# celebrities in the spotlight



## choseck (May 19, 2007)

In last weeks *US Weekly* they had an article on Ricky Lake.  She stated she wore a size 2-4.  Okay, I wear a size 4 and I'm a hell of a lot smaller than she is.  This got me thinking..

I know that designer clothes tend to have smaller sizes - so when they report that this or that celebrity wears a size 0 - technically aren't they a size 4?  I'm just guessing at that size.  I mean, here I am thinking that I'm a lot bigger than say -- Jada Pickett Smith, but really, if I were a celebrity and wore expensive clothes wouldn't I be the same size?

Am I making any sense here?  I guess what I'm trying to say is that maybe some of these celebrities aren't as tiny as we believe them to be.  

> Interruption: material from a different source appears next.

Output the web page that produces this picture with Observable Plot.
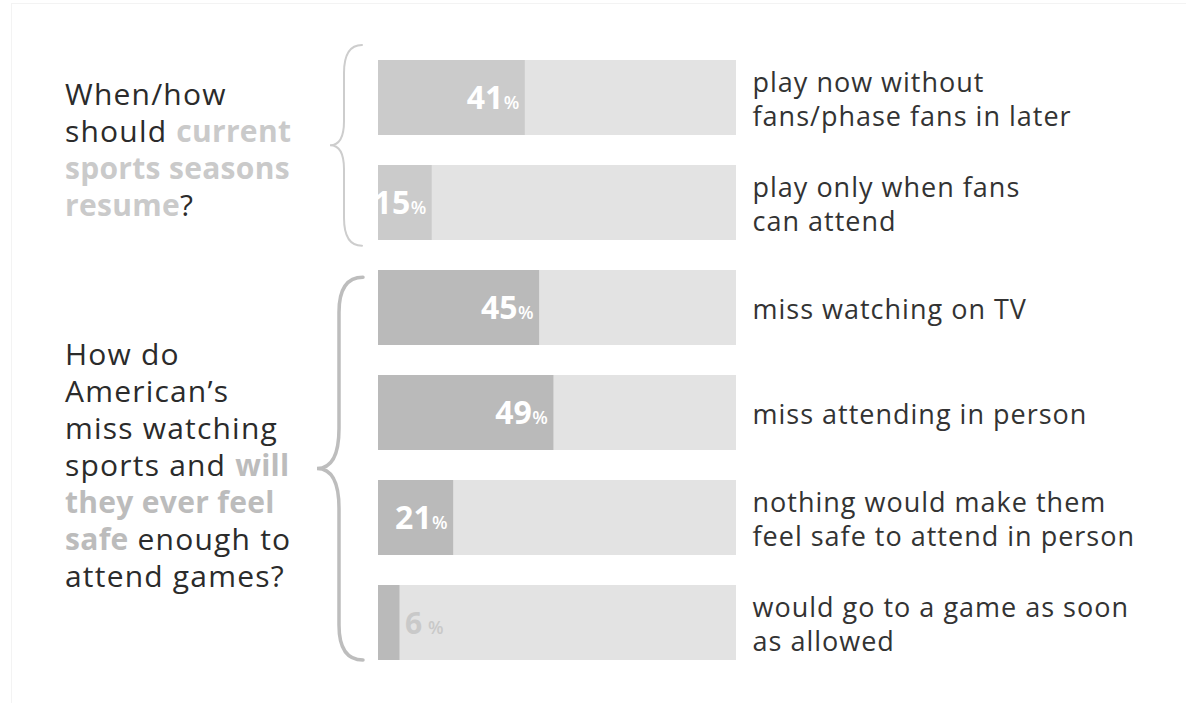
<!DOCTYPE html>
<html>
<head>
<meta charset="utf-8">
<script src="https://cdn.jsdelivr.net/npm/d3@7"></script>
<script src="https://cdn.jsdelivr.net/npm/@observablehq/plot@0.6"></script>
<style>
  html, body { margin: 0; padding: 0; background: #fff; }
  #chart { position: relative; width: 1186px; height: 703px; overflow: hidden; }
  #frame { position: absolute; left: 11px; top: 3px; width: 1180px; height: 700px;
           border-left: 1px solid #f3f3f3; border-top: 1px solid #f3f3f3; pointer-events: none; }
  #chart svg { position: absolute; left: 0; top: 0; }
</style>
</head>
<body>
<div id="chart"><div id="frame"></div></div>
<script>
// ---- data ----
const groups = ["resume", "attend"];
const categories = [
  "play now without\nfans/phase fans in later",
  "play only when fans\ncan attend",
  "miss watching on TV",
  "miss attending in person",
  "nothing would make them\nfeel safe to attend in person",
  "would go to a game as soon\nas allowed"
];
const categoryGroup = ["resume", "resume", "attend", "attend", "attend", "attend"];
const values = [41, 15, 45, 49, 21, 6];
// question text per group: lines of [text, highlighted]
const questionResume = [
  [["When/how", false]],
  [["should ", false], ["current", true]],
  [["sports seasons", true]],
  [["resume", true], ["?", false]]
];
const questionAttend = [
  [["How do", false]],
  [["American\u2019s", false]],
  [["miss watching", false]],
  [["sports and ", false], ["will", true]],
  [["they ever feel", true]],
  [["safe", true], [" enough to", false]],
  [["attend games?", false]]
];

// ---- styles ----
const barFill = {resume: "#cbcbcb", attend: "#bababa"};
const accent = {resume: "#cacaca", attend: "#bcbcbc"};
const trackFill = "#e3e3e3";
const font = "'Open Sans', sans-serif";

const data = categories.map((c, i) => ({
  category: c, group: categoryGroup[i], value: values[i], inside: values[i] >= 10
}));
const inside = data.filter(d => d.inside);
const outside = data.filter(d => !d.inside);

const chart = Plot.plot({
  width: 1186,
  height: 703,
  marginLeft: 378,
  marginRight: 450,
  marginTop: 60,
  marginBottom: 43,
  x: {domain: [0, 100], axis: null},
  y: {domain: categories, axis: null, paddingInner: 0.29, paddingOuter: 0},
  color: {type: "identity"},
  style: {fontFamily: font, background: "transparent", overflow: "visible"},
  marks: [
    Plot.barX(data, {y: "category", x1: 0, x2: 100, fill: trackFill}),
    Plot.barX(data, {y: "category", x1: 0, x2: "value", fill: d => barFill[d.group]}),
    Plot.text(inside, {y: "category", x: "value", text: d => String(d.value), textAnchor: "end",
      dx: -22, dy: 11, lineAnchor: "bottom", fill: "white", fontWeight: 700, fontSize: 32}),
    Plot.text(inside, {y: "category", x: "value", text: () => "%", textAnchor: "end",
      dx: -6, dy: 11, lineAnchor: "bottom", fill: "white", fontWeight: 600, fontSize: 18}),
    Plot.text(outside, {y: "category", x: "value", text: d => String(d.value), textAnchor: "start",
      dx: 5, dy: 11, lineAnchor: "bottom", fill: "#c9c9c9", fontWeight: 700, fontSize: 30}),
    Plot.text(outside, {y: "category", x: "value", text: () => "%", textAnchor: "start",
      dx: 28, dy: 11, lineAnchor: "bottom", fill: "#c9c9c9", fontWeight: 600, fontSize: 18}),
    Plot.text(data, {y: "category", x: 100, text: "category", textAnchor: "start", dx: 16,
      lineAnchor: "middle", lineHeight: 1.25, fontSize: 27, fill: "#333"})
  ]
});
document.getElementById("chart").appendChild(chart);

const svg = d3.select(chart);
// widen the right-hand labels a little (Gotham-like spacing)
svg.selectAll('g[font-size="27"]').style("letter-spacing", "1px");

// rebuild the band scale Plot used, to place braces and questions
const ys = chart.scale("y");
const xs = chart.scale("x");
const yb = d3.scaleBand().domain(ys.domain).range(ys.range)
  .paddingInner(ys.paddingInner).paddingOuter(ys.paddingOuter).align(ys.align ?? 0.5);
const bw = yb.bandwidth();
const x0 = xs.range[0];

const braceStyle = {
  resume: {padTop: -15, padBottom: 6, tip: -16, stem: -34, point: -48, r: 28, r2: 24, color: "#cdcdcd", width: 2},
  attend: {padTop: 7, padBottom: 0, tip: -15, stem: -39, point: -61, r: 35, r2: 40, color: "#bdbdbd", width: 3.5}
};
const questions = {resume: questionResume, attend: questionAttend};

for (const g of groups) {
  const cats = categories.filter((c, i) => categoryGroup[i] === g);
  const gTop = yb(cats[0]);
  const gBottom = yb(cats[cats.length - 1]) + bw;
  const s = braceStyle[g];
  const top = gTop + s.padTop, bottom = gBottom + s.padBottom, mid = (top + bottom) / 2;
  const tip = x0 + s.tip, stem = x0 + s.stem, point = x0 + s.point;
  const p = d3.path();
  p.moveTo(tip, top);
  p.quadraticCurveTo(stem, top, stem, top + s.r);
  p.lineTo(stem, mid - s.r2);
  p.quadraticCurveTo(stem, mid, point, mid);
  p.quadraticCurveTo(stem, mid, stem, mid + s.r2);
  p.lineTo(stem, bottom - s.r);
  p.quadraticCurveTo(stem, bottom, tip, bottom);
  svg.append("path").attr("d", p.toString()).attr("fill", "none")
    .attr("stroke", s.color).attr("stroke-width", s.width).attr("stroke-linecap", "round");

  // question text
  const lines = questions[g];
  const lh = 37, cap = 21.5;
  const center = (gTop + gBottom) / 2;
  const first = center - (lines.length - 1) * lh / 2 + cap / 2;
  lines.forEach((segs, i) => {
    const t = svg.append("text").attr("x", 65).attr("y", first + i * lh)
      .attr("text-anchor", "start")
      .attr("font-family", font).attr("font-size", 30);
    for (const [txt, hi] of segs) {
      t.append("tspan").text(txt)
        .attr("fill", hi ? accent[g] : "#2b2b2b")
        .attr("font-weight", hi ? 700 : 400)
        .style("letter-spacing", hi ? "0.3px" : "1.2px")
        .style("white-space", "pre");
    }
  });
}
</script>
</body>
</html>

Sorry, just something I was thinking about today while doing my lunges on the BOSU ball at the Y this morning!  Curious to see if my thoughts make sense


----------



## Kimberleigh (May 19, 2007)

What you're referring to is called 'vanity sizing'.  If I shop at Old Navy (which I hate to do), I wear a 6 or an 8.  If I shop at Banana Republic or if I shopping at Saks, I'm a 2 or a 4.  The higher end the store/product, the smaller the size.  So you're absolutely right


----------



## Shimmer (May 19, 2007)

there's also the couture sizing, which is actually pretty panic inducing.
That's why a woman who wears a six normally wears a ten in a wedding dress. It's european/couture sizing.


----------



## choseck (May 20, 2007)

Quote:

   Originally Posted by *Shimmer* 

 
_there's also the couture sizing, which is actually pretty panic inducing.
That's why a woman who wears a six normally wears a ten in a wedding dress. It's european/couture sizing._

 
I just experienced that yesterday!  I went to get measured for a bridesmaid dress and was told that I have a 'large ribcage' so I had to get a size 10 to fit around my waist - it would be nice if sizing was universal -- and easier!


----------